# Capability of a typical slingshot



## TJ8 (Feb 10, 2013)

Im just getting into slingshot building. I am building a typical wooden slingshot with what I think is buckthorn. I bought heavy trumark tube bands to attach to it. If I'm going to fasten these to the frame with floss, what kind of knot should I use? Also how would I tie that if it's a special one? But here is my main question, how capable would this be of killing raccoons, birds, squirrels, or rabbits with 1/2 steel ball bearings?
Thanks,
TJ


----------



## LBurnett (Feb 21, 2012)

Check out the tutorials section on how to tie bands on to the forks, and much more information.

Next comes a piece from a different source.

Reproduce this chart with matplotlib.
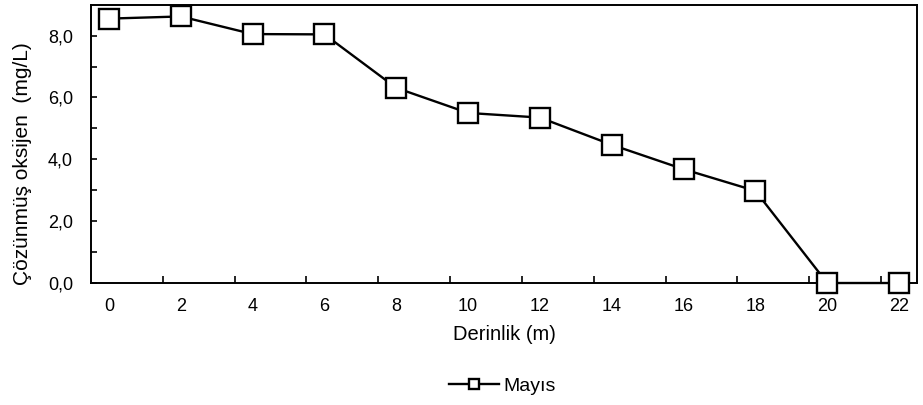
import matplotlib
matplotlib.use("Agg")
import matplotlib.pyplot as plt
from matplotlib.ticker import FixedLocator, FuncFormatter

plt.rcParams['font.family'] = ['Liberation Sans', 'DejaVu Sans']

# depth (m) and dissolved oxygen (mg/L), May
derinlik = [0, 2, 4, 6, 8, 10, 12, 14, 16, 18, 20, 22]
mayis = [8.55, 8.62, 8.05, 8.04, 6.31, 5.50, 5.35, 4.47, 3.68, 2.98, 0.0, 0.0]

x_label = "Derinlik (m)"
y_label = "Çözünmüş oksijen  (mg/L)"
seri_adi = "Mayıs"

fig = plt.figure(figsize=(9.23, 4.05), dpi=100)
ax = fig.add_axes([0.0986, 0.3012, 0.8949, 0.6872])

ax.plot(derinlik, mayis, color='black', lw=1.7, marker='s', markersize=15,
        markerfacecolor='white', markeredgecolor='black', markeredgewidth=1.7,
        label=seri_adi, clip_on=False, zorder=3)

ax.set_xlim(-0.5, 22.5)
ax.set_ylim(0, 9)

# tick marks sit between the categories, labels sit on the points
ax.xaxis.set_major_locator(FixedLocator([d + 1.5 for d in derinlik[:-1]]))
ax.xaxis.set_major_formatter(FuncFormatter(lambda v, p: ""))
ax.xaxis.set_minor_locator(FixedLocator(derinlik))
ax.xaxis.set_minor_formatter(FuncFormatter(lambda v, p: "%d" % round(v)))
ax.tick_params(axis='x', which='major', direction='in', length=5, width=1.2)
ax.tick_params(axis='x', which='minor', length=0, pad=11, labelsize=13)

ax.yaxis.set_major_locator(FixedLocator([0, 2, 4, 6, 8]))
ax.yaxis.set_minor_locator(FixedLocator([1, 3, 5, 7]))
ax.yaxis.set_major_formatter(FuncFormatter(lambda v, p: ("%.1f" % v).replace(".", ",")))
ax.tick_params(axis='y', which='both', direction='in', length=4, width=1.2,
               pad=13, labelsize=13)

for s in ax.spines.values():
    s.set_linewidth(1.4)
    s.set_color('black')

ax.set_xlabel(x_label, fontsize=14.5, labelpad=7)
ax.set_ylabel(y_label, fontsize=15)
ax.yaxis.set_label_coords(-0.072, 0.43)

fig.legend(loc='center', bbox_to_anchor=(502 / 923, 1 - 386 / 405),
           frameon=False, fontsize=14, markerscale=0.5, handlelength=2.6,
           handletextpad=0.2)

fig.savefig("out.png", dpi=100)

Also check out in the "hunting" subforum, the effective setup post at the very top. That will show you what bands and slingshots are effective, it all comes down to practise!

Cheers Luke


----------



## treefork (Feb 1, 2010)

Raccoons no. Birds, squirrels and rabbits yes


----------



## BC-Slinger (Jan 6, 2013)

I would make sure your well practiced with the new slingshot as well before hunting with it to make the most humane kill shots. Also it really depends on what kind of ammo you would be using as well for performance of those bands/tubes.


----------



## Charles (Aug 26, 2010)

BC-Slinger said:


> I would make sure your well practiced with the new slingshot as well before hunting with it to make the most humane kill shots.


 :yeahthat: Double!

1/2 inch steel is not a bad ammo for hunting small game. You need to have bands that will propel it to at least 175 fps. But you do not want the bands to be too heavy for you to be steady at draw.

Cheers ...... Charles


----------



## robinflavin (Feb 7, 2013)

I dont have much experience with trumark tubes but that setup should do.


----------



## ghost0311/8541 (Jan 6, 2013)

I take ***** with slingshot its shot placement like any other kind of hunting i use 1/2 nuts lead centers and marbels


----------



## Knotty (Jan 15, 2013)

I don't hunt but if those are the black bands from Trumark they are heavy to pull and I'm not convinced they're all that fast. Maybe they're more about power than speed so heavy lead ammo might be the key. I'm a newbie so factor that in. Good hunting!


----------



## Berkshire bred (Mar 4, 2012)

i personally do not like using tubes to hunt wth because i think that they shoot to slow, wit the exception of 15mm + ammo. i always use thera band gold and 12mm steel.


----------